▶ PROMPT:
Set the data down again, exactly as it reads, but without the pictures.

▶ COLLECTED DATA:
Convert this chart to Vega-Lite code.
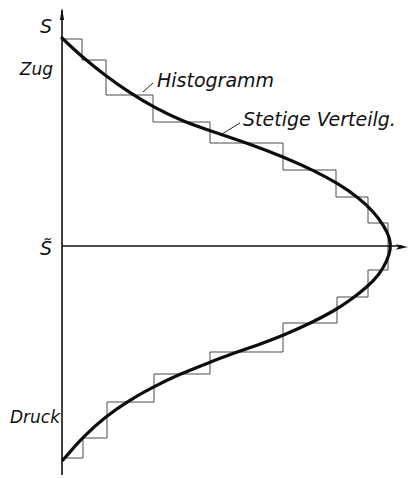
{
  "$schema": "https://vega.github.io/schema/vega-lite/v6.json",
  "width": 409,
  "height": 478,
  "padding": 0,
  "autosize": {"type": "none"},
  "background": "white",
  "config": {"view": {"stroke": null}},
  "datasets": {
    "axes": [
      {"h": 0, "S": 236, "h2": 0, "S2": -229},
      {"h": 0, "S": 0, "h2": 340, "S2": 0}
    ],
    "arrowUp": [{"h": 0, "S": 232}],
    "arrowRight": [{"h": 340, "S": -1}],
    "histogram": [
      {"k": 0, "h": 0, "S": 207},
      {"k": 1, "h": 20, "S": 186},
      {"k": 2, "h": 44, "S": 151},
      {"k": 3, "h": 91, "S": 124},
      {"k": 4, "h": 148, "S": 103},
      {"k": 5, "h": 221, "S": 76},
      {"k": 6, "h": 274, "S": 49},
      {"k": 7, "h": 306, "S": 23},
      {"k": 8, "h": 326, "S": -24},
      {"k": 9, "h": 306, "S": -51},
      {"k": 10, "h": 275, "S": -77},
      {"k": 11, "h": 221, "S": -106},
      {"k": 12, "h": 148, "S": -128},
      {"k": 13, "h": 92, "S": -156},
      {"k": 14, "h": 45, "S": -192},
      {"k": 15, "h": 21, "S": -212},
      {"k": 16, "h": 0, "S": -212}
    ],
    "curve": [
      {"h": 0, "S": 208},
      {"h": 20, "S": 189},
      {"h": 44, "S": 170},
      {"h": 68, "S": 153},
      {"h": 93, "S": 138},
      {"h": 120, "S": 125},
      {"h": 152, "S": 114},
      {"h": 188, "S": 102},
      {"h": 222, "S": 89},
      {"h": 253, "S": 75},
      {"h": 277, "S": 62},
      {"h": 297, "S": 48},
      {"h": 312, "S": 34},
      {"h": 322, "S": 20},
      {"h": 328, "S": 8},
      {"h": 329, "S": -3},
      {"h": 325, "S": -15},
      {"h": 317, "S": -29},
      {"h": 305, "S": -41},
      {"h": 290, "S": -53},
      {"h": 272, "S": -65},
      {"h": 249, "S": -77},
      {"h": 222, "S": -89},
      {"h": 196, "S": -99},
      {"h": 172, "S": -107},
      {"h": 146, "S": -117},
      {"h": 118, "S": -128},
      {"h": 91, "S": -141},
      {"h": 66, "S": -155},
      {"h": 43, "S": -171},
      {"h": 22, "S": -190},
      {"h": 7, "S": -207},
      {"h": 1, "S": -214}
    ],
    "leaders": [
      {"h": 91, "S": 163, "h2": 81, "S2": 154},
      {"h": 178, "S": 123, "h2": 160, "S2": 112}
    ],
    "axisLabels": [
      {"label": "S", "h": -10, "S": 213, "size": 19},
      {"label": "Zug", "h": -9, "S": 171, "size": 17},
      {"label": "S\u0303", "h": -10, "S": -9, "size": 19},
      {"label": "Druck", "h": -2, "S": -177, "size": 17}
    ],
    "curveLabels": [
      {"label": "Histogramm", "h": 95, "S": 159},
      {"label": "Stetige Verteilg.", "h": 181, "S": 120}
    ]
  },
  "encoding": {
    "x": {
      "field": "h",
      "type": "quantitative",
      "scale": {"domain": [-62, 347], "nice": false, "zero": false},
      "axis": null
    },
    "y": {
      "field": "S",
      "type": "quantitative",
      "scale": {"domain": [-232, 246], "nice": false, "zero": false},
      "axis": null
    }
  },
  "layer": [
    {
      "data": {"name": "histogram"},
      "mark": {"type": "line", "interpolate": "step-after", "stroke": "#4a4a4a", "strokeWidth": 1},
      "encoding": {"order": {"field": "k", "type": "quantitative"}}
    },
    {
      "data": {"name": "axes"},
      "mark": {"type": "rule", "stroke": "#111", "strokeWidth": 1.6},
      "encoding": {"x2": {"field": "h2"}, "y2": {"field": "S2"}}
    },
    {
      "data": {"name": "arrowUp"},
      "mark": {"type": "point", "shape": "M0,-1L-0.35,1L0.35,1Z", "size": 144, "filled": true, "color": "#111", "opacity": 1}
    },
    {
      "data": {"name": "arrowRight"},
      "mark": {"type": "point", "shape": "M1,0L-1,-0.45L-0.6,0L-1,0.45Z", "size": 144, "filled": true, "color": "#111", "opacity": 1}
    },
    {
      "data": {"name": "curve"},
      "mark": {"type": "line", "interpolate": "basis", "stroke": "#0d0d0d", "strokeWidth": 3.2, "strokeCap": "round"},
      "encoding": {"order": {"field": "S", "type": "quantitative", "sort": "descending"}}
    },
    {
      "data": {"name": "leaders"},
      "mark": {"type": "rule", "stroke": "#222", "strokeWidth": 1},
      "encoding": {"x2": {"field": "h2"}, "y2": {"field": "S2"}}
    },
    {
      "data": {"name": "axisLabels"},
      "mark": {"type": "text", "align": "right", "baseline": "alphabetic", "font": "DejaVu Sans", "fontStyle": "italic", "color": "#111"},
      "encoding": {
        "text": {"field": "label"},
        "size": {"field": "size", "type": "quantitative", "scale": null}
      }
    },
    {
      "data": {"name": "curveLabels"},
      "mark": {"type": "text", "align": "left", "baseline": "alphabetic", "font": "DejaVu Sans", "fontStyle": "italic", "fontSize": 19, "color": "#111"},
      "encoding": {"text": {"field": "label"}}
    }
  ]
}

▶ WORKED ANSWER:
Convert this chart to Vega-Lite code.
{
  "$schema": "https://vega.github.io/schema/vega-lite/v6.json",
  "width": 409,
  "height": 478,
  "padding": 0,
  "autosize": {"type": "none"},
  "background": "white",
  "config": {"view": {"stroke": null}},
  "datasets": {
    "axes": [
      {"h": 0, "S": 236, "h2": 0, "S2": -229},
      {"h": 0, "S": 0, "h2": 340, "S2": 0}
    ],
    "arrowUp": [{"h": 0, "S": 232}],
    "arrowRight": [{"h": 340, "S": -1}],
    "histogram": [
      {"k": 0, "h": 0, "S": 207},
      {"k": 1, "h": 20, "S": 186},
      {"k": 2, "h": 44, "S": 151},
      {"k": 3, "h": 91, "S": 124},
      {"k": 4, "h": 148, "S": 103},
      {"k": 5, "h": 221, "S": 76},
      {"k": 6, "h": 274, "S": 49},
      {"k": 7, "h": 306, "S": 23},
      {"k": 8, "h": 326, "S": -24},
      {"k": 9, "h": 306, "S": -51},
      {"k": 10, "h": 275, "S": -77},
      {"k": 11, "h": 221, "S": -106},
      {"k": 12, "h": 148, "S": -128},
      {"k": 13, "h": 92, "S": -156},
      {"k": 14, "h": 45, "S": -192},
      {"k": 15, "h": 21, "S": -212},
      {"k": 16, "h": 0, "S": -212}
    ],
    "curve": [
      {"h": 0, "S": 208},
      {"h": 20, "S": 189},
      {"h": 44, "S": 170},
      {"h": 68, "S": 153},
      {"h": 93, "S": 138},
      {"h": 120, "S": 125},
      {"h": 152, "S": 114},
      {"h": 188, "S": 102},
      {"h": 222, "S": 89},
      {"h": 253, "S": 75},
      {"h": 277, "S": 62},
      {"h": 297, "S": 48},
      {"h": 312, "S": 34},
      {"h": 322, "S": 20},
      {"h": 328, "S": 8},
      {"h": 329, "S": -3},
      {"h": 325, "S": -15},
      {"h": 317, "S": -29},
      {"h": 305, "S": -41},
      {"h": 290, "S": -53},
      {"h": 272, "S": -65},
      {"h": 249, "S": -77},
      {"h": 222, "S": -89},
      {"h": 196, "S": -99},
      {"h": 172, "S": -107},
      {"h": 146, "S": -117},
      {"h": 118, "S": -128},
      {"h": 91, "S": -141},
      {"h": 66, "S": -155},
      {"h": 43, "S": -171},
      {"h": 22, "S": -190},
      {"h": 7, "S": -207},
      {"h": 1, "S": -214}
    ],
    "leaders": [
      {"h": 91, "S": 163, "h2": 81, "S2": 154},
      {"h": 178, "S": 123, "h2": 160, "S2": 112}
    ],
    "axisLabels": [
      {"label": "S", "h": -10, "S": 213, "size": 19},
      {"label": "Zug", "h": -9, "S": 171, "size": 17},
      {"label": "S\u0303", "h": -10, "S": -9, "size": 19},
      {"label": "Druck", "h": -2, "S": -177, "size": 17}
    ],
    "curveLabels": [
      {"label": "Histogramm", "h": 95, "S": 159},
      {"label": "Stetige Verteilg.", "h": 181, "S": 120}
    ]
  },
  "encoding": {
    "x": {
      "field": "h",
      "type": "quantitative",
      "scale": {"domain": [-62, 347], "nice": false, "zero": false},
      "axis": null
    },
    "y": {
      "field": "S",
      "type": "quantitative",
      "scale": {"domain": [-232, 246], "nice": false, "zero": false},
      "axis": null
    }
  },
  "layer": [
    {
      "data": {"name": "histogram"},
      "mark": {"type": "line", "interpolate": "step-after", "stroke": "#4a4a4a", "strokeWidth": 1},
      "encoding": {"order": {"field": "k", "type": "quantitative"}}
    },
    {
      "data": {"name": "axes"},
      "mark": {"type": "rule", "stroke": "#111", "strokeWidth": 1.6},
      "encoding": {"x2": {"field": "h2"}, "y2": {"field": "S2"}}
    },
    {
      "data": {"name": "arrowUp"},
      "mark": {"type": "point", "shape": "M0,-1L-0.35,1L0.35,1Z", "size": 144, "filled": true, "color": "#111", "opacity": 1}
    },
    {
      "data": {"name": "arrowRight"},
      "mark": {"type": "point", "shape": "M1,0L-1,-0.45L-0.6,0L-1,0.45Z", "size": 144, "filled": true, "color": "#111", "opacity": 1}
    },
    {
      "data": {"name": "curve"},
      "mark": {"type": "line", "interpolate": "basis", "stroke": "#0d0d0d", "strokeWidth": 3.2, "strokeCap": "round"},
      "encoding": {"order": {"field": "S", "type": "quantitative", "sort": "descending"}}
    },
    {
      "data": {"name": "leaders"},
      "mark": {"type": "rule", "stroke": "#222", "strokeWidth": 1},
      "encoding": {"x2": {"field": "h2"}, "y2": {"field": "S2"}}
    },
    {
      "data": {"name": "axisLabels"},
      "mark": {"type": "text", "align": "right", "baseline": "alphabetic", "font": "DejaVu Sans", "fontStyle": "italic", "color": "#111"},
      "encoding": {
        "text": {"field": "label"},
        "size": {"field": "size", "type": "quantitative", "scale": null}
      }
    },
    {
      "data": {"name": "curveLabels"},
      "mark": {"type": "text", "align": "left", "baseline": "alphabetic", "font": "DejaVu Sans", "fontStyle": "italic", "fontSize": 19, "color": "#111"},
      "encoding": {"text": {"field": "label"}}
    }
  ]
}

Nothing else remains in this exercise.